--- Material provided ---
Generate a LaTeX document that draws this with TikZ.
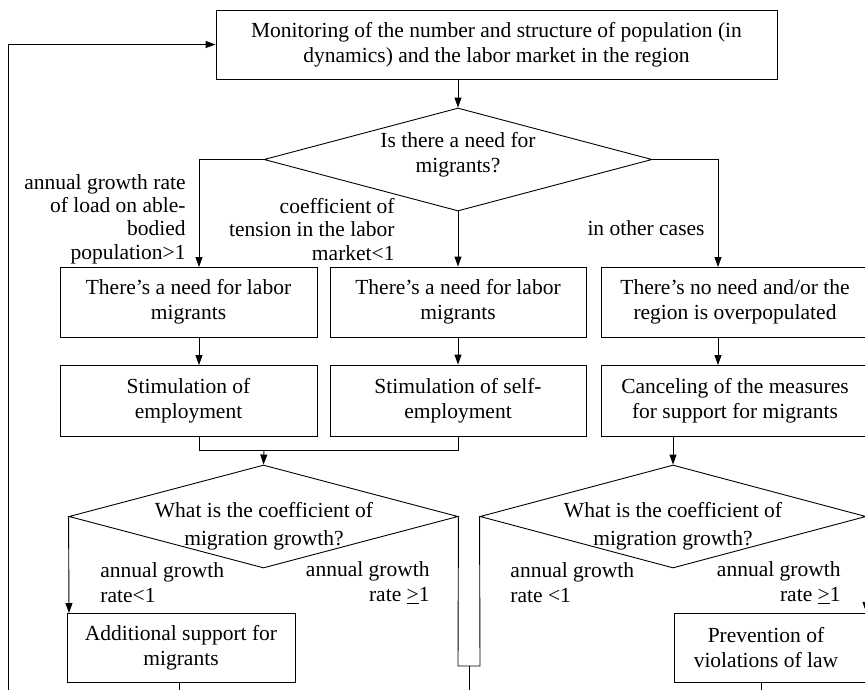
\documentclass[tikz,border=0pt]{standalone}
\usepackage{fontspec}
\setmainfont{Liberation Serif}
\usetikzlibrary{arrows.meta,shapes.geometric}
\begin{document}
\begin{tikzpicture}[x=1pt,y=-1pt,
  font=\fontsize{21.5}{25}\selectfont,
  line width=0.9pt,
  box/.style={draw, rectangle, inner sep=0pt, align=center},
  diam/.style={draw, diamond, inner sep=0pt},
  txt/.style={inner sep=0pt, align=center},
  lbl/.style={inner sep=0pt, font=\fontsize{21.5}{23.3}\selectfont},
  lblb/.style={inner sep=0pt, font=\fontsize{21.5}{25}\selectfont},
  arr/.style={-{Triangle[length=10pt,width=7pt]}}]
\useasboundingbox (0,0) rectangle (865,689);
\clip (0,0) rectangle (865,689);

% top box
\node[box, minimum width=561, minimum height=69] (mon) at (496.5,44.5)
  {Monitoring of the number and structure of population (in\\dynamics) and the labor market in the region};

% first decision
\node[diam, minimum width=388, minimum height=103] (d1) at (458,159.5) {};
\node[txt] (d1t) at (458,155) {Is there a need for\\migrants?};

% row 1
\node[box, minimum width=257, minimum height=70] (b1) at (188.5,302) {There’s a need for labor\\migrants};
\node[box, minimum width=256, minimum height=70] (b2) at (458,302) {There’s a need for labor\\migrants};
\node[box, minimum width=268, minimum height=70] (b3) at (735,302) {There’s no need and/or the\\region is overpopulated};

% row 2
\node[box, minimum width=257, minimum height=71] (c1) at (188.5,400.5) {Stimulation of\\employment};
\node[box, minimum width=256, minimum height=71] (c2) at (458,400.5) {Stimulation of self-\\employment};
\node[box, minimum width=268, minimum height=71] (c3) at (735,400.5) {Canceling of the measures\\for support for migrants};

% second-level decisions
\node[diam, minimum width=389, minimum height=103] (d2) at (263.5,516.5) {};
\node[txt, font=\fontsize{21.5}{28.5}\selectfont] (d2t) at (264,526) {What is the coefficient of\\migration growth?};
\node[diam, minimum width=386, minimum height=103] (d3) at (673,516.5) {};
\node[txt, font=\fontsize{21.5}{28.5}\selectfont] (d3t) at (673,526) {What is the coefficient of\\migration growth?};

% bottom boxes
\node[box, minimum width=228, minimum height=69] (e1) at (181,647.5) {Additional support for\\migrants};
\node[box, minimum width=196, minimum height=69] (e2) at (772,647.5) {};
\node[txt] (e2t) at (766,647.5) {Prevention of\\violations of law};

% labels
\node[lbl, align=right, anchor=east] (l1) at (186,219) {annual growth rate\\of load on able-\\bodied\\population>1};
\node[lbl, align=right, anchor=east] (l2) at (395,229.5) {coefficient of\\tension in the labor\\market<1};
\node[lbl] (l3) at (646,228) {in other cases};
\node[lblb, align=left, anchor=west] (l4) at (100,582.5) {annual growth\\rate<1};
\node[lblb, align=right, anchor=east] (l5) at (430,583) {annual growth\\rate \underline{>}1};
\node[lblb, align=left, anchor=west] (l6) at (510,582.5) {annual growth\\rate <1};
\node[lblb, align=right, anchor=east] (l7) at (841,583) {annual growth\\rate \underline{>}1};

% helper coordinates
\coordinate (b1in) at (199,267);
\coordinate (b3in) at (718,267);
\coordinate (c1in) at (199,365);
\coordinate (c3in) at (718,365);
\coordinate (c1out) at (199,436);
\coordinate (c3out) at (673,436);
\coordinate (m1) at (199,450);
\coordinate (m2) at (458,450);
\coordinate (m) at (264,450);
\coordinate (e1in) at (69,613);
\coordinate (e2in) at (866,612);
\coordinate (r1) at (458,666);
\coordinate (r2) at (480,666);
\coordinate (r3) at (469,666);
\coordinate (r4) at (469,700);
\coordinate (e1out) at (179,682);
\coordinate (e1end) at (179,700);
\coordinate (e2out) at (761,682);
\coordinate (e2end) at (761,700);
\coordinate (loopb) at (8,700);
\coordinate (loopt) at (8,44.5);

% connectors
\draw[arr] (mon.south -| d1.north) -- (d1.north);
\draw[arr] (d1.west) -| (b1in);
\draw[arr] (d1.south) -- (b2.north);
\draw[arr] (d1.east) -| (b3in);
\draw[arr] (b1in |- b1.south) -- (c1in);
\draw[arr] (b2.south) -- (c2.north);
\draw[arr] (b3in |- b3.south) -- (c3in);
\draw (c1out) -- (m1) -- (m2) -- (c2.south);
\draw[arr] (m) -- (d2.north);
\draw[arr] (c3out) -- (d3.north);
\draw[arr] (d2.west) -- (e1in);
\draw[arr] (d3.east) -- (e2in);
\draw (d2.east) -- (r1) -- (r2) -- (d3.west);
\draw (r3) -- (r4);
\draw (e1out) -- (e1end);
\draw (e2out) -- (e2end);
\draw[arr] (loopb) -- (loopt) -- (mon.west);
\end{tikzpicture}
\end{document}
---
▸ Written task:
Starting at the top of the listing above, please restate word for word each line up to and including the one that holds "(d1t) at (458,155)", omitting every image.

▸ Written response:
Generate a LaTeX document that draws this with TikZ.
\documentclass[tikz,border=0pt]{standalone}
\usepackage{fontspec}
\setmainfont{Liberation Serif}
\usetikzlibrary{arrows.meta,shapes.geometric}
\begin{document}
\begin{tikzpicture}[x=1pt,y=-1pt,
  font=\fontsize{21.5}{25}\selectfont,
  line width=0.9pt,
  box/.style={draw, rectangle, inner sep=0pt, align=center},
  diam/.style={draw, diamond, inner sep=0pt},
  txt/.style={inner sep=0pt, align=center},
  lbl/.style={inner sep=0pt, font=\fontsize{21.5}{23.3}\selectfont},
  lblb/.style={inner sep=0pt, font=\fontsize{21.5}{25}\selectfont},
  arr/.style={-{Triangle[length=10pt,width=7pt]}}]
\useasboundingbox (0,0) rectangle (865,689);
\clip (0,0) rectangle (865,689);

% top box
\node[box, minimum width=561, minimum height=69] (mon) at (496.5,44.5)
  {Monitoring of the number and structure of population (in\\dynamics) and the labor market in the region};

% first decision
\node[diam, minimum width=388, minimum height=103] (d1) at (458,159.5) {};
\node[txt] (d1t) at (458,155) {Is there a need for\\migrants?};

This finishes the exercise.